PERTEMUAN KELOMPOK “SELAPANAN”
DI KABUPATEN TEMANGGUNG
Oleh : Mahmud Efendi, S.Tr.Pi. (NIP.
19770530 201001 1 011)
(Penyuluh Perikanan PNS Bapeluh Kab.
Temanggung)
Pengantar
Secara umum, budaya lokal atau budaya daerah dimaknai sebagau budaya yang berkembang di suatu daerah, yang unsur-unsurnya adalah budaya suku-suku bangsa yang tinggal di daerah itu. Dalam pelaksanaan pembangunan berkelanjutan dengan adanya kemajuan teknologi belakangan ini membuat orang lupa akan pentingnya tradisi atau kebudayaan masyarakat dalam mengelola lingkungannya. Seringkali budaya lokal dianggap sesuatu yang sudah ketinggalan jaman dibada sekarang ini. kondisi ini lebih diperparah dengan tidak lagi memperhatikan budaya lokal dalam merencanakan dan melaksanakan pembangunan.
Ketika
sebuah budaya positif dilakukan berkesinambungan dan terus dipertahankan secara
turun temurun, maka akan menjadi sebuah kearifan pada suatu daerah. Budaya tersebut bisa menjadi sebuah kearifan
lokal yang senantiasa terjaga apabila
mampu menempatkannya pada posisi yang tepat. Keberadaan kearifan lokal,
diberbagai daerah memiliki ciri khas tertentu, dan dari kekhasan tersebutlah
akan memunculkan sisi positif yang perlu dipelajari. Berbagai makna yang
tersirat di dalam kearifan lokal akan mewujudkan kearifan nasional.
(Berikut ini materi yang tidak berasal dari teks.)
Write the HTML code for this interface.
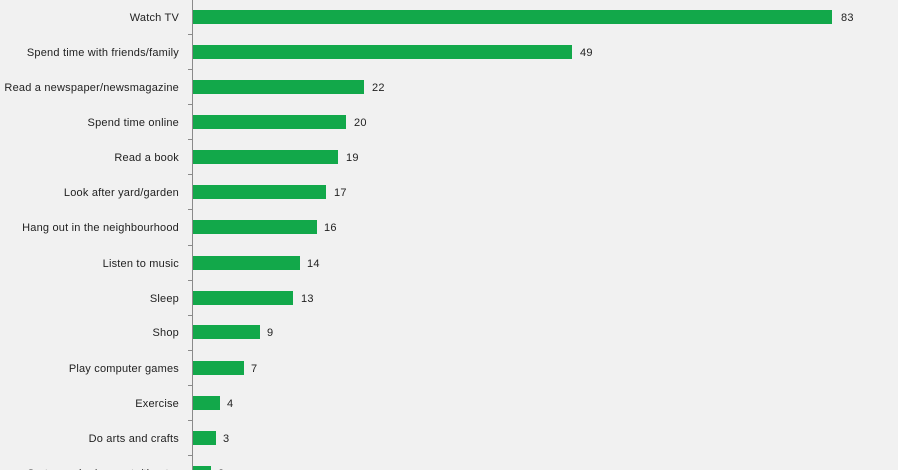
<!DOCTYPE html>
<html><head><style>
html,body{margin:0;padding:0;background:#f1f1f1;}
svg{display:block;font-family:"Liberation Sans","DejaVu Sans",sans-serif;}
</style></head><body>
<svg width="898" height="470" viewBox="0 0 898 470" xmlns="http://www.w3.org/2000/svg">
<rect width="898" height="470" fill="#f1f1f1"/>
<line x1="192.5" y1="0" x2="192.5" y2="470" stroke="#8a8a8a" stroke-width="1"/>
<g fill="#12a84a">
<rect x="193" y="10" width="639" height="14"/>
<rect x="193" y="45" width="379" height="14"/>
<rect x="193" y="80" width="171" height="14"/>
<rect x="193" y="115" width="153" height="14"/>
<rect x="193" y="150" width="145" height="14"/>
<rect x="193" y="185" width="133" height="14"/>
<rect x="193" y="220" width="124" height="14"/>
<rect x="193" y="256" width="107" height="14"/>
<rect x="193" y="291" width="100" height="14"/>
<rect x="193" y="325" width="67" height="14"/>
<rect x="193" y="361" width="51" height="14"/>
<rect x="193" y="396" width="27" height="14"/>
<rect x="193" y="431" width="23" height="14"/>
<rect x="193" y="466" width="18" height="14"/>
</g>
<g stroke="#8a8a8a" stroke-width="1">
<line x1="188" y1="34.5" x2="192" y2="34.5"/><line x1="188" y1="69.5" x2="192" y2="69.5"/>
<line x1="188" y1="104.5" x2="192" y2="104.5"/><line x1="188" y1="139.5" x2="192" y2="139.5"/>
<line x1="188" y1="174.5" x2="192" y2="174.5"/><line x1="188" y1="209.5" x2="192" y2="209.5"/>
<line x1="188" y1="245.5" x2="192" y2="245.5"/><line x1="188" y1="280.5" x2="192" y2="280.5"/>
<line x1="188" y1="315.5" x2="192" y2="315.5"/><line x1="188" y1="350.5" x2="192" y2="350.5"/>
<line x1="188" y1="385.5" x2="192" y2="385.5"/><line x1="188" y1="420.5" x2="192" y2="420.5"/>
<line x1="188" y1="455.5" x2="192" y2="455.5"/>
</g>
<g font-size="11" fill="#222" text-anchor="end" letter-spacing="0.2">
<text x="179" y="21">Watch TV</text>
<text x="179" y="56">Spend time with friends/family</text>
<text x="179" y="91">Read a newspaper/newsmagazine</text>
<text x="179" y="126">Spend time online</text>
<text x="179" y="161">Read a book</text>
<text x="179" y="196">Look after yard/garden</text>
<text x="179" y="231">Hang out in the neighbourhood</text>
<text x="179" y="267">Listen to music</text>
<text x="179" y="302">Sleep</text>
<text x="179" y="336">Shop</text>
<text x="179" y="372">Play computer games</text>
<text x="179" y="407">Exercise</text>
<text x="179" y="442">Do arts and crafts</text>
<text x="179" y="477">Go to movies/concerts/theatre</text>
</g>
<g font-size="11" fill="#222" letter-spacing="0.2">
<text x="841" y="21">83</text>
<text x="580" y="56">49</text>
<text x="372" y="91">22</text>
<text x="354" y="126">20</text>
<text x="346" y="161">19</text>
<text x="334" y="196">17</text>
<text x="324" y="231">16</text>
<text x="307" y="267">14</text>
<text x="301" y="302">13</text>
<text x="267" y="336">9</text>
<text x="251" y="372">7</text>
<text x="227" y="407">4</text>
<text x="223" y="442">3</text>
<text x="218" y="477">2</text>
</g>
</svg>
</body></html>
Mahmud Effendi dengan Bukunya Kearifan Lokal: Dari Tano Batak ke Maluku. Editor: Andin H. Taryoto |
Kearifan
lingkungan atau kearifan lokal masyarakat sebenarnya sudah ada di dalam
kehidupan bermasyarakat semenjak zaman dahulu mulai dari zaman prasejarah hingga
saat ini. Kearifan lingkungan merupakan perilaku positif manusia dalam
berhubungan dengan alam dan lingkungan sekitarnya yang dapat bersumber dari
nilai-nilai agama, adat istiadat, petuah nenek moyang atau budaya setempat yang
terbangun secara alamiah dalam suatu komunitas masyarakat untuk beradaptasi
dengan lingkungan di sekitarnya (Wietoler dalam Akbar, 2006)[1].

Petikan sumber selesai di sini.